In futuristic TV shows from the ‘60s like Lost in Space and The Jetsons, food came out in little gray squares. The TV space cadets didn’t seem to care; they ate it down like it was foie gras and lobster tails. Even the food tubes consumed by the space explorers in 2001: A Space Odyssey resembled those little condiment packs given away at fast-food drive-through windows. No doubt it was uniformly colorless because in the future, we are led to believe, humans will have evolved past their primal need for orange-colored Cheetos and purple Jell-O. (As if those astronauts in 2001 needed another reason to kill themselves out of boredom besides bland-colored food.)
But then again, in other sci-fi movies, monochromatic food is revealed to be a Very Bad Thing Indeed. Need I say more, other than to remind you all, once again, that “SOYLENT GREEN IS PEOPLE!!!!” Yes, those little crackers in Soylent Green were kind of unpleasant to look at, and had unfortunate ingredients, but they were really not so bad with a bit of Cheese Whiz squirted on ‘em.

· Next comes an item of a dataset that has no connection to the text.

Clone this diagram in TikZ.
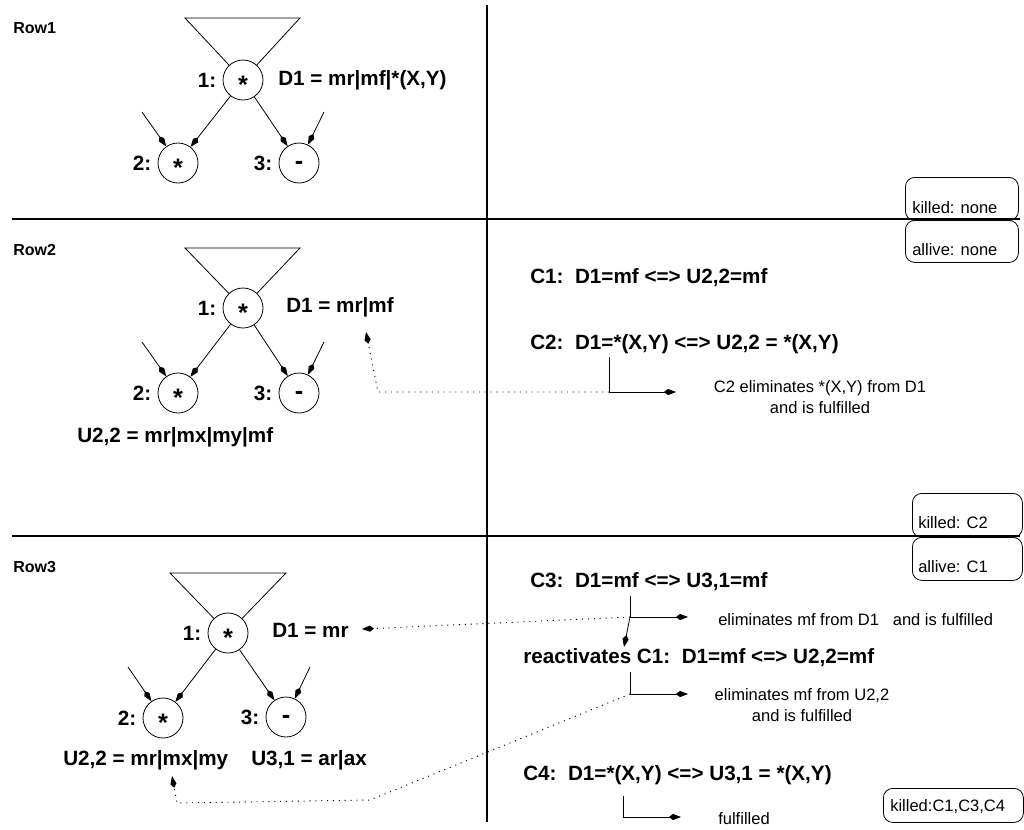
\documentclass[tikz,border=0pt]{standalone}
\usepackage{fontspec}
\setmainfont{Liberation Sans}
\usetikzlibrary{arrows.meta}
\begin{document}
\begin{tikzpicture}[x=0.75pt,y=-0.75pt,
  big/.style={font=\fontsize{15.5}{18}\selectfont\bfseries, inner sep=0pt},
  small/.style={font=\fontsize{12.4}{15.5}\selectfont, inner sep=0pt},
  rowlab/.style={font=\fontsize{12}{14}\selectfont\bfseries, inner sep=0pt, anchor=west},
  vnode/.style={circle, draw, line width=0.6pt, minimum size=30pt, inner sep=0pt,
     font=\fontsize{19}{22}\selectfont\bfseries},
  nlab/.style={big, label distance=4.5pt},
  tip/.tip={Kite[length=9pt,width=4.6pt,inset=3pt]},
  edge/.style={line width=0.6pt, -tip},
  thinline/.style={line width=0.6pt},
  sepline/.style={line width=0.9pt},
  dotarrow/.style={line width=0.7pt, dash pattern=on 0.8pt off 3.6pt, -tip},
  statebox/.style={draw, rounded corners=7pt, line width=0.6pt, inner sep=0pt, anchor=north west},
]
\useasboundingbox (0,0) rectangle (1024,829);
\fill[white] (0,0) rectangle (1024,829);

% separators
\coordinate (h1l) at (12,219); \coordinate (h1r) at (1020,219);
\coordinate (h2l) at (12,536); \coordinate (h2r) at (1020,536);
\coordinate (vt) at (487,5); \coordinate (vb) at (487,822);
\draw[sepline] (h1l) -- (h1r);
\draw[sepline] (h2l) -- (h2r);
\draw[sepline] (vt) -- (vb);

% ===== Row 1 =====
\node[rowlab] (row1) at (13,28) {Row1};
\node[vnode, label={[nlab]left:{1:}}] (a1) at (243,80) {\raisebox{-0.52em}[0pt][0pt]{*}};
\node[vnode, label={[nlab]left:{2:}}] (a2) at (178,163) {\raisebox{-0.52em}[0pt][0pt]{*}};
\node[vnode, label={[nlab]left:{3:}}] (a3) at (299,163) {\raisebox{-0.26em}[0pt][0pt]{-}};
\coordinate (a1tl) at (185,18); \coordinate (a1tr) at (300,18);
\draw[thinline] (a1) -- (a1tl) -- (a1tr) -- (a1);
\draw[edge] (a1) -- (a2);
\draw[edge] (a1) -- (a3);
\coordinate (a2in) at (142,112); \coordinate (a3in) at (324,112);
\draw[edge] (a2in) -- (a2);
\draw[edge] (a3in) -- (a3);
\node[big, anchor=west] (d1a) at (278,80) {D1 = mr|mf|*(X,Y)};

\node[statebox, minimum width=84.75pt, minimum height=32.25pt] (k1) at (905,177) {};
\node[small, anchor=west] (k1t) at (912,208) {killed: none};

% ===== Row 2 =====
\node[statebox, minimum width=84.75pt, minimum height=31.5pt] (al1) at (905,220) {};
\node[small, anchor=west] (al1t) at (912,250) {allive: none};

\node[rowlab] (row2) at (13,250) {Row2};
\node[vnode, label={[nlab]left:{1:}}] (b1) at (243,308) {\raisebox{-0.52em}[0pt][0pt]{*}};
\node[vnode, label={[nlab]left:{2:}}] (b2) at (178,393) {\raisebox{-0.52em}[0pt][0pt]{*}};
\node[vnode, label={[nlab]left:{3:}}] (b3) at (299,393) {\raisebox{-0.26em}[0pt][0pt]{-}};
\coordinate (b1tl) at (185,248); \coordinate (b1tr) at (300,248);
\draw[thinline] (b1) -- (b1tl) -- (b1tr) -- (b1);
\draw[edge] (b1) -- (b2);
\draw[edge] (b1) -- (b3);
\coordinate (b2in) at (142,342); \coordinate (b3in) at (324,342);
\draw[edge] (b2in) -- (b2);
\draw[edge] (b3in) -- (b3);
\node[big, anchor=west] (d1b) at (286,307) {D1 = mr|mf};
\node[big, anchor=west] (u22b) at (77,437) {U2,2 = mr|mx|my|mf};

\node[big, anchor=west] (c1b) at (530,278) {C1:\ \ D1=mf <=> U2,2=mf};
\node[big, anchor=west] (c2b) at (530,344) {C2:\ \ D1=*(X,Y) <=> U2,2 = *(X,Y)};
\coordinate (c2top) at (609,357); \coordinate (c2e) at (609,392); \coordinate (c2tip) at (676,392);
\draw[thinline] (c2top) -- (c2e);
\draw[edge] (c2e) -- (c2tip);
\coordinate (c2bend) at (378,392); \coordinate (c2dtip) at (366,332);
\draw[dotarrow] (c2e) -- (c2bend) -- (c2dtip);
\node[small, align=center] (c2txt) at (820,397) {C2 eliminates *(X,Y) from D1\\and is fulfilled};

\node[statebox, minimum width=82.5pt, minimum height=33pt] (k2) at (912,493) {};
\node[small, anchor=west] (k2t) at (918,523) {killed: C2};

% ===== Row 3 =====
\node[statebox, minimum width=82.5pt, minimum height=32.25pt] (al2) at (912,537) {};
\node[small, anchor=west] (al2t) at (918,567) {allive: C1};

\node[rowlab] (row3) at (13,567) {Row3};
\node[vnode, label={[nlab]left:{1:}}] (e1) at (228,633) {\raisebox{-0.52em}[0pt][0pt]{*}};
\node[vnode, label={[nlab]left:{2:}}] (e2) at (163,718) {\raisebox{-0.52em}[0pt][0pt]{*}};
\node[vnode, label={[nlab]left:{3:}}] (e3) at (286,717) {\raisebox{-0.26em}[0pt][0pt]{-}};
\coordinate (e1tl) at (170,573); \coordinate (e1tr) at (286,573);
\draw[thinline] (e1) -- (e1tl) -- (e1tr) -- (e1);
\draw[edge] (e1) -- (e2);
\draw[edge] (e1) -- (e3);
\coordinate (e2in) at (128,667); \coordinate (e3in) at (310,667);
\draw[edge] (e2in) -- (e2);
\draw[edge] (e3in) -- (e3);
\node[big, anchor=west] (d1e) at (272,630) {D1 = mr};
\node[big, anchor=west] (u22e) at (63,760) {U2,2 = mr|mx|my};
\node[big, anchor=west] (u31e) at (251,760) {U3,1 = ar|ax};

\node[big, anchor=west] (c3) at (530,582) {C3:\ \ D1=mf <=> U3,1=mf};
\coordinate (c3top) at (630,596); \coordinate (c3e) at (630,617); \coordinate (c3tip) at (688,617);
\draw[thinline] (c3top) -- (c3e);
\draw[edge] (c3e) -- (c3tip);
\coordinate (c3down) at (624,647);
\draw[edge] (c3e) -- (c3down);
\coordinate (c3dtip) at (362,629);
\draw[dotarrow] (c3e) -- (c3dtip);
\node[small, anchor=west] (c3txt) at (718,620) {eliminates mf from D1\ \ \ and is fulfilled};

\node[big, anchor=west] (c1r) at (523,658) {reactivates C1:\ \ D1=mf <=> U2,2=mf};
\coordinate (c1top) at (630,672); \coordinate (c1e) at (630,694); \coordinate (c1tip) at (688,694);
\draw[thinline] (c1top) -- (c1e);
\draw[edge] (c1e) -- (c1tip);
\coordinate (c1bend1) at (370,800); \coordinate (c1bend2) at (177,803); \coordinate (c1dtip) at (172,776);
\draw[dotarrow] (c1e) -- (c1bend1) -- (c1bend2) -- (c1dtip);
\node[small, align=center] (c1txt) at (802,705) {eliminates mf from U2,2\\and is fulfilled};

\node[big, anchor=west] (c4) at (523,775) {C4:\ \ D1=*(X,Y) <=> U3,1 = *(X,Y)};
\coordinate (c4top) at (623,796); \coordinate (c4e) at (623,817); \coordinate (c4tip) at (681,817);
\draw[thinline] (c4top) -- (c4e);
\draw[edge] (c4e) -- (c4tip);
\node[small, anchor=west] (c4txt) at (718,819) {fulfilled};

\node[statebox, minimum width=105pt, minimum height=25.5pt] (k3) at (883,788) {};
\node[small, anchor=west] (k3t) at (890,807) {killed:C1,C3,C4};
\end{tikzpicture}
\end{document}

Anyway, The Center for Science in the Public Interest didn’t get its wish: food dyes were studied once more by the US government and found to pose no hazard, chemically or aesthetically, to consumers. The government probably also had to weigh the crippling effect on the US economy if people were suddenly reduced to buying Ben & Jerry Ice Cream in its new, only government-approved flavor: Slushy Gray.
It’s true, we humans could conceivably grow used to colorless food. But it’s unlikely we would extract much joy from eating it. They even spent US government money to figure this out. A study cited in the Times article noted that Cheetos, deprived of FD&C Yellow No. 6, “look like the shriveled larvae of a large insect.” Gummi worms without artificial food dyes look like “muddily translucent worms,” while Jell-O sans dye no longer looks day-glo green or lava lamp red but all turns out a watery tan. Ho-hum.
“Color can actually override the other parts of the eating experience,” notes food chemist Kantha Shelke in the Times article. Just as lab-designed taste additives account for the eerie simulation of “flavor” that we experience while chomping down a Big Mac, artificial food coloring often adds to our culinary enjoyment of a meal. Well, duh!
“Color is such a crucial part of the eating experience that banning dyes would take much of the pleasure out of life,” concludes Shelke.
I’m not sure I would go that far. But let’s face it: eating with pleasure is a Filipino birth rite. So whether it’s brown adobo, purple ube or rainbow-infused halo-halo, the Filipino need for colorful food will continue to assert itself. So eat, drink and be merry; for tomorrow, we may still dye.